Para el Partido Demócrata, la histeria antirrusa no es solo una cuestión de política exterior y de los intereses del imperialismo estadounidense. También está buscando alguna manera para contener, redirigir y eventualmente reprimir toda oposición social. Por lo tanto, no dejan de denunciar a Rusia por librar una “guerra de información” y fomentar el malestar social, como si la pérdida de votos de Clinton en los estados claves y la menor participación de votantes en las urbes fuese el resultado de propaganda rusa y no de las políticas derechistas que el mismo Partido Demócrata ha impuesto.

Sin importar cuál medicina administren, los demócratas están tratando con una enfermedad incurable, de la que ellos mismos son un síntoma. Simplemente por intentar encontrar una cura, profundizarán más la crisis en Washington, la cual podría constituir en sí el catalizador de una nueva crisis económica. Trump, al tratar de proteger su posición, podría responder con una nueva guerra. Y si se efectuase un cambio de régimen, el sustito estaría igual o más comprometido a librar guerras en el extranjero y una contrarrevolución dentro de EE.UU.

Esta crisis política tiene todas las características de una situación prerrevolucionaria.

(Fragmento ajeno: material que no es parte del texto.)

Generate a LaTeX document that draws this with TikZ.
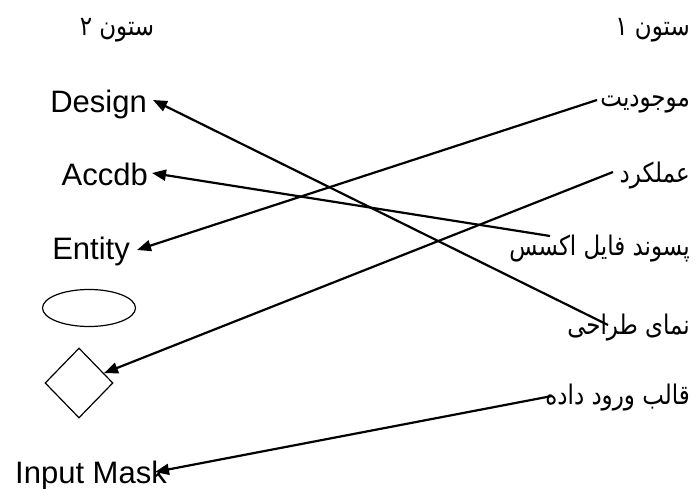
\documentclass[tikz,border=0pt]{standalone}
\usepackage{fontspec}
\setmainfont{Liberation Sans}
\newfontfamily\fa[Script=Arabic,FakeStretch=0.85]{DejaVu Sans}
\TeXXeTstate=1
\usetikzlibrary{shapes.geometric,arrows.meta,calc}
\begin{document}
\begin{tikzpicture}[x=1pt,y=-1pt,
  lbl/.style={font=\fontsize{31}{36}\selectfont, inner sep=0pt, anchor=base east},
  falbl/.style={font=\fontsize{27}{32}\selectfont\fa, inner sep=0pt, anchor=east},
  arr/.style={line width=2.2pt, -{Triangle[length=14pt,width=11pt]}},
  shp/.style={draw, line width=1.2pt, inner sep=0pt}]
\useasboundingbox (0,0) rectangle (697,489);
% titles
\node[falbl, anchor=center] (h2) at (117,30) {\beginR ستون ۲\endR};
\node[falbl] (h1) at (690,30) {\beginR ستون ۱\endR};
% left column
\node[lbl] (design) at (147,113) {Design};
\node[lbl] (accdb) at (148,186) {Accdb};
\node[lbl] (entity) at (130,260) {Entity};
\node[shp, ellipse, minimum width=93pt, minimum height=37pt] (ell) at (89,308) {};
\node[shp, diamond, minimum width=68pt, minimum height=70pt] (dia) at (79,383) {};
\node[lbl] (mask) at (167,483) {Input Mask};
% right column
\node[falbl] (r1) at (690,104) {\beginR موجودیت\endR};
\node[falbl] (r2) at (690,176) {\beginR عملکرد\endR};
\node[falbl] (r3) at (690,249) {\beginR پسوند فایل اکسس\endR};
\node[falbl] (r4) at (690,328) {\beginR نمای طراحی\endR};
\node[falbl] (r5) at (690,398) {\beginR قالب ورود داده\endR};
% connectors
\draw[arr] ($(r1.east)+(-93,-4)$) -- ($(entity.base east)+(7,-10)$);
\draw[arr] ($(r2.east)+(-77,-4)$) -- (dia);
\draw[arr] ($(r3.east)+(-140,-13)$) -- ($(accdb.base east)+(4,-13)$);
\draw[arr] ($(r4.east)+(-82,-3)$) -- ($(design.base east)+(6,-13)$);
\draw[arr] ($(r5.east)+(-138,-2)$) -- ($(mask.base east)+(-12,-11)$);
\end{tikzpicture}
\end{document}
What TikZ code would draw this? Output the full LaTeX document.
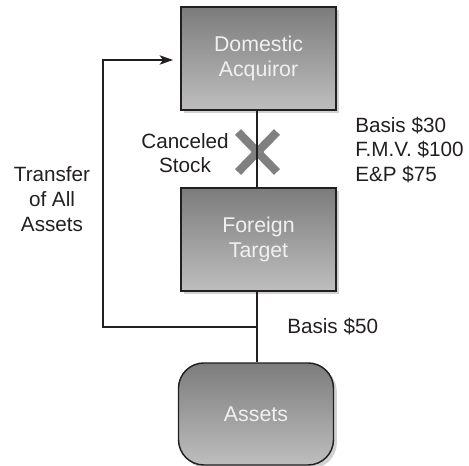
\documentclass[tikz,border=0pt]{standalone}
\usepackage{fontspec}
\setmainfont{Liberation Sans}
\usetikzlibrary{arrows.meta,shadows}
\definecolor{boxtop}{HTML}{7C7C7C}
\definecolor{boxbot}{HTML}{BEBEBE}
\definecolor{ink}{HTML}{231F20}
\definecolor{boxtext}{HTML}{F0F0F0}
\definecolor{crossgray}{HTML}{808080}
\tikzset{
  entity/.style={draw=ink, line width=1.1pt, top color=boxtop, bottom color=boxbot,
    text=boxtext, font=\fontsize{16}{19}\selectfont, align=center,
    minimum width=116.25pt, minimum height=77.25pt, inner sep=0pt,
    drop shadow={shadow xshift=2.5pt, shadow yshift=-2.5pt, opacity=0.18, fill=black}},
  roundentity/.style={entity, rounded corners=19pt, minimum height=76.5pt},
  label/.style={text=ink, font=\fontsize{15.5}{18.5}\selectfont, inner sep=0pt},
  link/.style={draw=ink, line width=1.1pt},
  arrowlink/.style={link, -{Stealth[length=10pt, width=7pt, inset=2.5pt]}},
  crossmark/.style={draw=crossgray, line width=6.2pt}
}
\begin{document}
\begin{tikzpicture}[x=0.75pt, y=-0.75pt]
\useasboundingbox (0,0) rectangle (469,466);

% entities
\node[entity] (DA) at (258.5,58.5) {Domestic\\Acquiror};
\node[entity] (FT) at (258.5,239.5) {Foreign\\Target};
\node[roundentity] (AS) at (256,414) {Assets};

% cancelled stock mark
\draw[crossmark] (238,132) -- (277,172);
\draw[crossmark] (238,172) -- (277,132);

% connectors
\coordinate (j) at (257,327);
\coordinate (lx) at (103,327);
\coordinate (tip) at (173,60);
\draw[link] (DA.south -| j) -- (FT.north -| j);
\draw[link] (FT.south -| j) -- (AS.north -| j);
\draw[arrowlink] (j) -- (lx) |- (tip);

% labels
\node[label, align=center] (cs) at (185,153) {Canceled\\Stock};
\node[label, align=left, anchor=west] (st) at (355,150) {Basis \$30\\F.M.V. \$100\\E\&P \$75};
\node[label, align=center] (tr) at (52,199) {Transfer\\of All\\Assets};
\node[label, anchor=west] (b50) at (287,327) {Basis \$50};
\end{tikzpicture}
\end{document}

La clase gobernante ya no es capaz de gobernar como solía hacerlo y la clase obrera no puede tolerar vivir bajo el viejo régimen.

Para la clase obrera, la cuestión más crítica es intervenir políticamente con su propia organización y un programa independiente. Ningún acuerdo de carácter democrático ni salida a la catástrofe hacia la que el capitalismo está llevando a toda la población mundial es posible dentro del marco del Partido Demócrata ni el Republicano, ni en el sistema político burgués en su conjunto.

“El rasgo característico más indiscutible de las revoluciones es la intervención directa de las masa en los acontecimientos históricos”, escribió el revolucionario ruso, León Trotsky, en el prefacio de su obra H istoria de la Revolución Rusa. Es precisamente esta interferencia directa la que se necesita más que todo lo demás. La clase obrera no puede quedarse al margen de los eventos, permitiendo que la política sea definida por una camarilla de gobernantes burgueses. Debe avanzar su propia solución: la reorganización de la vida económica en Estados Unidos y el resto del mundo con base en la igualdad, la paz y el socialismo.